I was going to write about the hearing on the Horowitz report.
I'd planned to say how the mainstream media were the true losers for enabling the mendacious lies perpetrated by the FBI, and also to mention how Republican senators eventually co-opted Justice Department IG Michael Horowitz who, by the end, was nodding in almost full agreement with my senator, Marsha Blackburn (R-Tenn.), on the disputed subject of political bias in the FISA matter, which couldn’t have been more obvious anyway.
But an event came on television that commanded my attention.
That event was the White House ceremony for President Donald Trump to sign the executive order targeting anti-Semitism, especially on campuses.
This order, under Title VI of the Civil Rights Act of 1964, would “apply to institutions that traffic in anti-Semitic hate,” including, of course, colleges and universities, limiting their federal funding if they don’t comply.
It was the right thing to do.
The timing couldn’t have been more eerily appropriate after the bloody assault on the kosher supermarket in Jersey City, New Jersey, only the day before that left several dead. I have never experienced anything remotely that violent, but on visits to the University of California at Irvine, I watched Orthodox Jewish students, clutching their yarmulkes, race across campus to narrowly avert an assault.

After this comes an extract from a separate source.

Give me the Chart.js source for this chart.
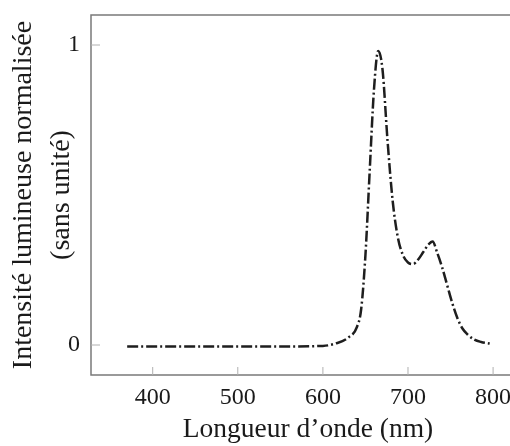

Later, at that same institution, I stood in the audience as Michael Oren, then the Israeli ambassador to the United Nations and a personal friend, was driven from the stage by the Muslim Student Association while he was giving a speech oriented toward peace—not that they possibly could have heard over their shouts and screams.
These are hardly Holocaust-level events but harbingers of worse to come.
Most Republican presidents were better than the Democrats, although the Jews vote Democratic, one of the more perplexing ironies of our time. It’s almost, though not quite, like blacks voting Democratic, although Democratic policies have helped to eviscerate the black family. Jews, at least, have done well, but in spite of, not because of, Democratic policies.
I’m not going to go into this conundrum here—it’s more the subject of a book than an article—but returning to Trump, the record of what he has done in three years is remarkable.
First, there was pulling out of the Iran Deal (an illusory agreement that gave the mullahs millions to kill people across the Middle East), then there was moving the U.S. Embassy to Jerusalem (an act promised but not delivered by at least the last three presidents), then came ceding the Golan Heights to Israel (removing what had been a shooting gallery aimed at the Israeli public for generations) and finally, domestically, this new adaptation of the Civil Rights Act to include the Jews.
One of the criticisms of this last action is that it conflates nationality and religion. Which is it? Do Jews deserve to be covered by a “civil rights act”?
This is an old debate about the Jews that I find close to the original distinction without a difference. Who cares whether they are an ethnic group, a nationality, a religion, or some combination? Hitler certainly didn’t. He didn’t care if a Jew was an atheistic communist, an agnostic college professor, or a devout Hasid. He just wanted them dead.
Trump clearly wants them to live. And thrive. Maybe it’s because he has Jewish grandchildren. Who knows? But every Jew in America should thank him for it. Unfortunately, they don’t. Far from it.
And that’s, as Trump himself would say, sad.